**DATASET EXTRACT:**

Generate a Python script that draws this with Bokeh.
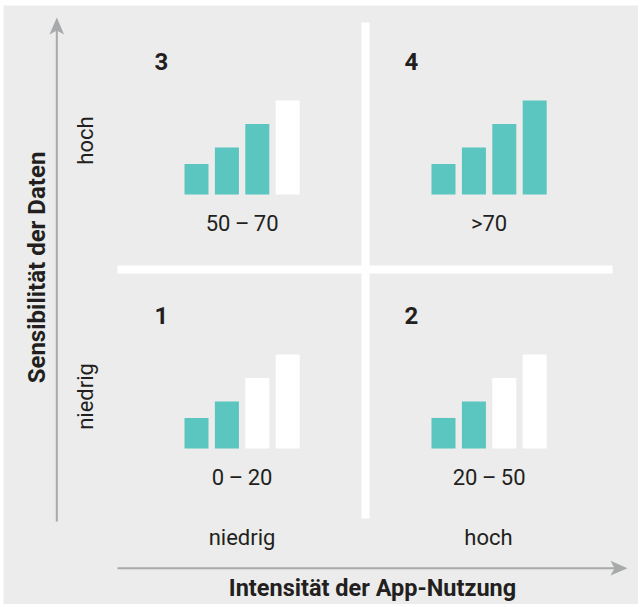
import math
from bokeh.plotting import figure
from bokeh.models import Range1d
from bokeh.core.properties import value
from bokeh.embed import file_html
from bokeh.resources import INLINE

# ---------------- data ----------------
quadrant_ids = ["1", "2", "3", "4"]
quadrant_ranges = ["0\u2009–\u200920", "20\u2009–\u200950", "50\u2009–\u200970", ">70"]
quadrant_col = [0, 1, 0, 1]          # 0 = niedrig, 1 = hoch (App-Nutzung)
quadrant_row = [1, 1, 0, 0]          # 0 = hoch, 1 = niedrig (Sensibilität)
filled_bars = [2, 2, 3, 4]           # number of teal bars per quadrant
bar_levels = [1.3, 2.0, 3.0, 4.0]    # relative bar heights
x_labels = ["niedrig", "hoch"]
y_labels = ["hoch", "niedrig"]
x_title = "Intensität der App-Nutzung"
y_title = "Sensibilität der Daten"

# ---------------- style / layout ----------------
BG = "#ebeceb"
TEAL = "#5bc5bf"
ARROW = "#a7a9ab"
TXT = "#231f20"
FONT = "Roboto"

W, H = 638, 604
def X(px):
    return px
def Y(py):
    return H - py

Q_LEFT0, Q_DX = 184, 247      # left edge of first bar, quadrant x-offset
Q_BASE0, Q_DY = 194, 254      # baseline of bars, quadrant y-offset
BAR_W, BAR_PITCH, UNIT = 24, 30.4, 23.5

p = figure(width=W, height=H, x_range=Range1d(0, W), y_range=Range1d(0, H),
           output_backend="svg", toolbar_location=None, min_border=0,
           x_axis_location=None, y_axis_location=None)
p.grid.visible = False
p.outline_line_color = None
p.background_fill_color = "white"
p.border_fill_color = "white"

# grey panel
p.quad(left=[X(3)], right=[X(W + 2)], top=[Y(5)], bottom=[Y(H + 2)],
       fill_color=BG, line_color=None)

# white dividers
p.quad(left=[X(361)], right=[X(369)], top=[Y(22)], bottom=[Y(518)],
       fill_color="white", line_color=None)
p.quad(left=[X(117)], right=[X(612)], top=[Y(265)], bottom=[Y(273)],
       fill_color="white", line_color=None)

# bars
bx, btop, bbot, bcol = [], [], [], []
for qi in range(len(quadrant_ids)):
    left0 = Q_LEFT0 + quadrant_col[qi] * Q_DX
    base = Q_BASE0 + quadrant_row[qi] * Q_DY
    for i, lv in enumerate(bar_levels):
        bx.append(X(left0 + i * BAR_PITCH + BAR_W / 2))
        bbot.append(Y(base))
        btop.append(Y(base) + lv * UNIT)
        bcol.append(TEAL if i < filled_bars[qi] else "white")
p.vbar(x=bx, width=BAR_W, top=btop, bottom=bbot, fill_color=bcol, line_color=None)

group_w = 3 * BAR_PITCH + BAR_W
cx = [X(Q_LEFT0 + c * Q_DX + group_w / 2) for c in quadrant_col]

# quadrant numbers
p.text(x=[X(154 + c * 250) for c in quadrant_col],
       y=[Y(61 + r * Q_DY) for r in quadrant_row],
       text=quadrant_ids, text_font=value(FONT), text_font_style="bold",
       text_font_size="24px", text_color=TXT, text_align="left",
       text_baseline="alphabetic")

# range labels
p.text(x=cx, y=[Y(223 + r * Q_DY) for r in quadrant_row], text=quadrant_ranges,
       text_font=value(FONT), text_font_size="22px", text_color=TXT,
       text_align="center", text_baseline="alphabetic")

# x category labels
p.text(x=[X(241.5), X(488)], y=[Y(537), Y(537)], text=x_labels,
       text_font=value(FONT), text_font_size="22px", text_color=TXT,
       text_align="center", text_baseline="alphabetic")
# y category labels
p.text(x=[X(85), X(85)], y=[Y(140), Y(396)], text=y_labels, angle=math.pi / 2,
       text_font=value(FONT), text_font_size="22px", text_color=TXT,
       text_align="center", text_baseline="middle")

# titles
p.text(x=[X(372)], y=[Y(587)], text=[x_title], text_font=value(FONT),
       text_font_style="bold", text_font_size="23.5px", text_color=TXT,
       text_align="center", text_baseline="alphabetic")
p.text(x=[X(36)], y=[Y(267)], text=[y_title], angle=math.pi / 2, text_font=value(FONT),
       text_font_style="bold", text_font_size="24px", text_color=TXT,
       text_align="center", text_baseline="middle")

# arrows
p.segment(x0=[X(56.3)], y0=[Y(521)], x1=[X(56.3)], y1=[Y(28)], line_color=ARROW, line_width=2)
p.patch(x=[X(56.3), X(49), X(56.3), X(63.6)], y=[Y(17), Y(34), Y(30), Y(34)],
        fill_color=ARROW, line_color=None)
p.segment(x0=[X(117)], y0=[Y(567.7)], x1=[X(616)], y1=[Y(567.7)], line_color=ARROW, line_width=2)
p.patch(x=[X(627), X(610), X(614), X(610)], y=[Y(567.7), Y(560.3), Y(567.7), Y(575.1)],
        fill_color=ARROW, line_color=None)

open("out.html", "w").write(file_html(p, INLINE))
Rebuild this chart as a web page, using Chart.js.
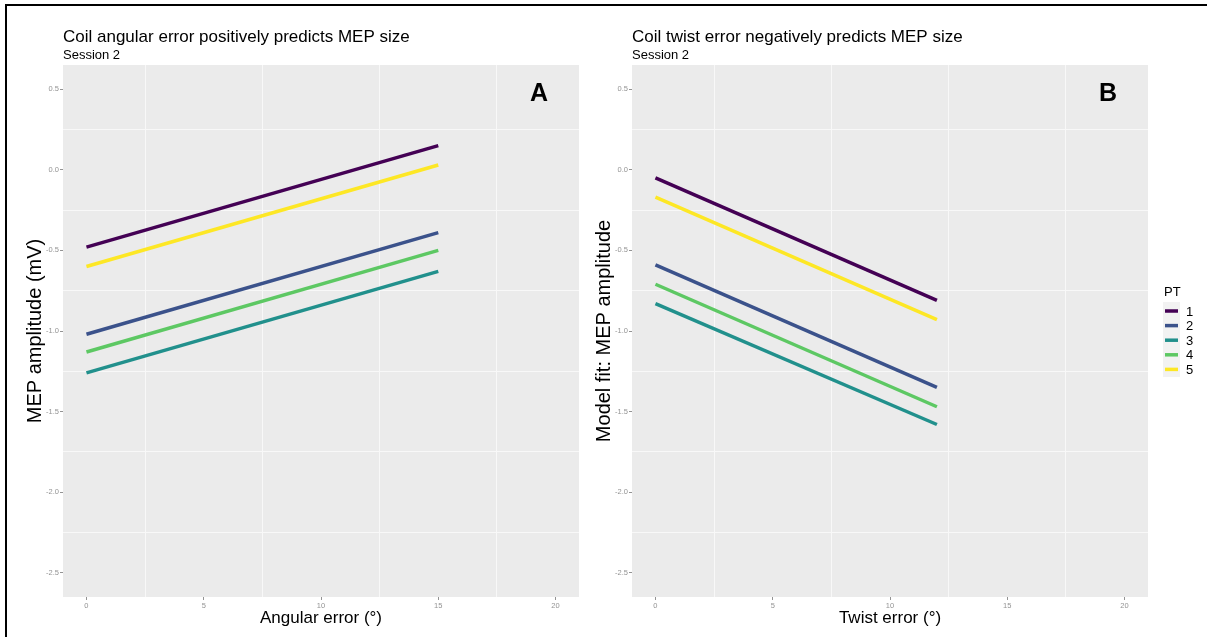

**EXERCISE TASK:**
Consider the entries above and return each line with the string "this".

**CORRECT RESULT:**
Generate a Python script that draws this with Bokeh.
Rebuild this chart as a web page, using Chart.js.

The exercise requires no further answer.